- **Source material**
========

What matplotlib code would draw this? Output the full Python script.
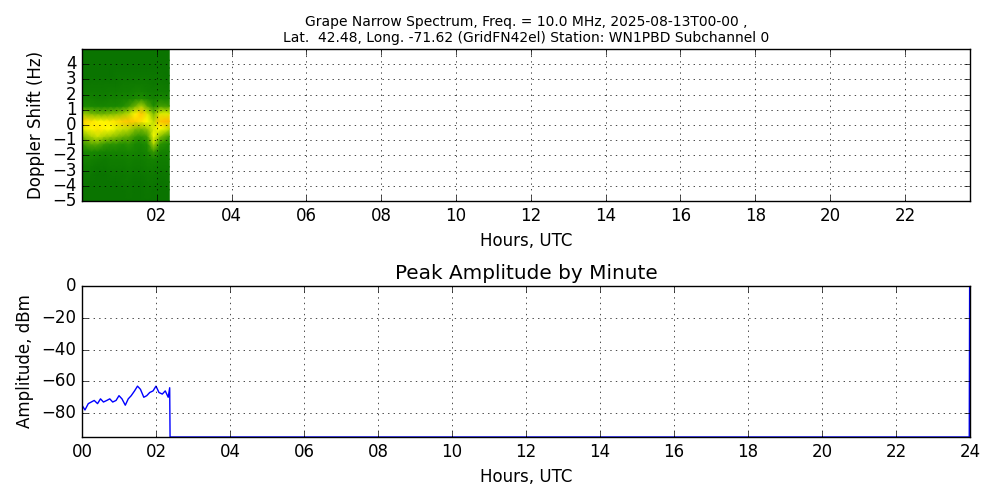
import matplotlib
matplotlib.use("Agg")
import matplotlib.pyplot as plt
import numpy as np
from matplotlib.colors import LinearSegmentedColormap

plt.style.use('classic')

# Spectrogram: time bins (hours) edges, doppler bins (Hz) edges
spec_time_edges = [0, 0.167, 0.333, 0.5, 0.667, 0.833, 1.0, 1.167, 1.333, 1.5, 1.667, 1.833, 2.0, 2.167, 2.333]
spec_freq_edges = [-5, -4.5, -4, -3.5, -3, -2.5, -2, -1.5, -1, -0.5, 0, 0.5, 1, 1.5, 2, 2.5, 3, 3.5, 4, 4.5, 5]
# rows: freq bins from -5 (bottom) to 5 (top); columns: time bins
spec_values = [
    [.10,.10,.10,.10,.10,.10,.10,.10,.10,.10,.10,.10,.10,.10],
    [.10,.10,.10,.10,.10,.10,.10,.12,.10,.10,.12,.10,.10,.10],
    [.12,.10,.10,.10,.10,.10,.12,.12,.10,.10,.12,.12,.10,.12],
    [.12,.12,.10,.10,.12,.12,.12,.14,.12,.12,.14,.14,.12,.12],
    [.15,.14,.12,.12,.14,.14,.14,.16,.14,.14,.16,.16,.14,.14],
    [.18,.18,.16,.14,.16,.16,.16,.18,.16,.16,.18,.20,.16,.16],
    [.22,.24,.22,.20,.20,.20,.20,.22,.20,.18,.22,.30,.20,.18],
    [.30,.35,.35,.30,.28,.28,.26,.28,.24,.22,.26,.48,.28,.22],
    [.40,.48,.52,.48,.45,.42,.38,.36,.30,.28,.32,.58,.42,.30],
    [.55,.62,.65,.62,.60,.55,.52,.50,.42,.40,.45,.55,.60,.50],
    [.70,.66,.62,.62,.64,.66,.70,.72,.70,.66,.60,.50,.72,.75],
    [.45,.40,.38,.38,.40,.42,.45,.50,.62,.72,.55,.40,.55,.55],
    [.25,.24,.22,.22,.24,.24,.26,.30,.38,.48,.35,.26,.32,.30],
    [.18,.18,.16,.16,.18,.18,.20,.20,.24,.26,.22,.18,.22,.20],
    [.14,.14,.14,.14,.15,.15,.16,.16,.18,.18,.16,.15,.16,.15],
    [.12,.12,.12,.12,.12,.12,.14,.14,.14,.15,.14,.12,.14,.12],
    [.10,.10,.10,.10,.10,.12,.12,.12,.12,.12,.12,.12,.12,.10],
    [.10,.10,.10,.10,.10,.10,.10,.10,.10,.10,.10,.10,.10,.10],
    [.10,.10,.10,.10,.10,.10,.10,.10,.10,.10,.10,.10,.10,.10],
    [.10,.10,.10,.10,.10,.10,.10,.10,.10,.10,.10,.10,.10,.10],
]

# Peak amplitude by minute (sampled every ~5 min)
amp_hours = [0.0, 0.08, 0.17, 0.25, 0.33, 0.42, 0.5, 0.58, 0.67, 0.75, 0.83, 0.92, 1.0, 1.08,
             1.17, 1.25, 1.33, 1.42, 1.5, 1.58, 1.67, 1.75, 1.83, 1.92, 2.0, 2.08, 2.17, 2.25, 2.33, 2.37,
             2.38, 23.98, 23.99, 24.0]
amp_dbm = [-75, -78, -74, -73, -72, -74, -71, -73, -72, -71, -73, -72, -69, -71,
           -75, -71, -69, -66, -63, -65, -70, -69, -67, -66, -63, -67, -68, -66, -70, -64,
           -95, -95, -1, 0]

x_ticks_top = [2, 4, 6, 8, 10, 12, 14, 16, 18, 20, 22]
x_ticks_bot = [0, 2, 4, 6, 8, 10, 12, 14, 16, 18, 20, 22, 24]
y_ticks_top = [-5, -4, -3, -2, -1, 0, 1, 2, 3, 4]
y_ticks_bot = [-80, -60, -40, -20, 0]

cmap = LinearSegmentedColormap.from_list('gy', [(0, '#006600'), (0.25, '#1a8a00'), (0.45, '#99c800'),
                                                (0.6, '#ffff00'), (0.8, '#ffa000'), (1.0, '#ff0000')])

fig = plt.figure(figsize=(10, 5), dpi=100, facecolor='white')
ax1 = fig.add_axes([0.082, 0.598, 0.888, 0.304])
ax2 = fig.add_axes([0.082, 0.126, 0.888, 0.302])

te = np.array(spec_time_edges)
fe = np.array(spec_freq_edges)
tc = (te[:-1] + te[1:]) / 2
fc = (fe[:-1] + fe[1:]) / 2
tc[0], tc[-1] = te[0], te[-1]
fc[0], fc[-1] = fe[0], fe[-1]
ax1.pcolormesh(tc, fc, np.array(spec_values), cmap=cmap, vmin=0, vmax=1, shading='gouraud')
ax1.set_xlim(0, 23.74)
ax1.set_ylim(-5, 5)
ax1.set_xticks(x_ticks_top)
ax1.set_xticklabels([f"{t:02d}" for t in x_ticks_top])
ax1.set_yticks(y_ticks_top)
ax1.set_xlabel('Hours, UTC')
ax1.set_ylabel('Doppler Shift (Hz)')
ax1.grid(True)
ax1.set_axisbelow(False)
ax1.set_title('Grape Narrow Spectrum, Freq. = 10.0 MHz, 2025-08-13T00-00 ,\n'
              'Lat.  42.48, Long. -71.62 (GridFN42el) Station: WN1PBD Subchannel 0', fontsize=10)

ax2.plot(amp_hours, amp_dbm, color='blue', lw=1)
ax2.set_xlim(0, 24)
ax2.set_ylim(-95, 0)
ax2.set_xticks(x_ticks_bot)
ax2.set_xticklabels([f"{t:02d}" for t in x_ticks_bot])
ax2.set_yticks(y_ticks_bot)
ax2.set_xlabel('Hours, UTC')
ax2.set_ylabel('Amplitude, dBm')
ax2.set_title('Peak Amplitude by Minute')
ax2.grid(True)

fig.savefig('out.png', dpi=100, facecolor='white')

========

- **Written instruction**
Print the data above verbatim from the first line through the line holding "plt.style.use('classic')", leaving every picture out.

- **Correct response**
What matplotlib code would draw this? Output the full Python script.
import matplotlib
matplotlib.use("Agg")
import matplotlib.pyplot as plt
import numpy as np
from matplotlib.colors import LinearSegmentedColormap

plt.style.use('classic')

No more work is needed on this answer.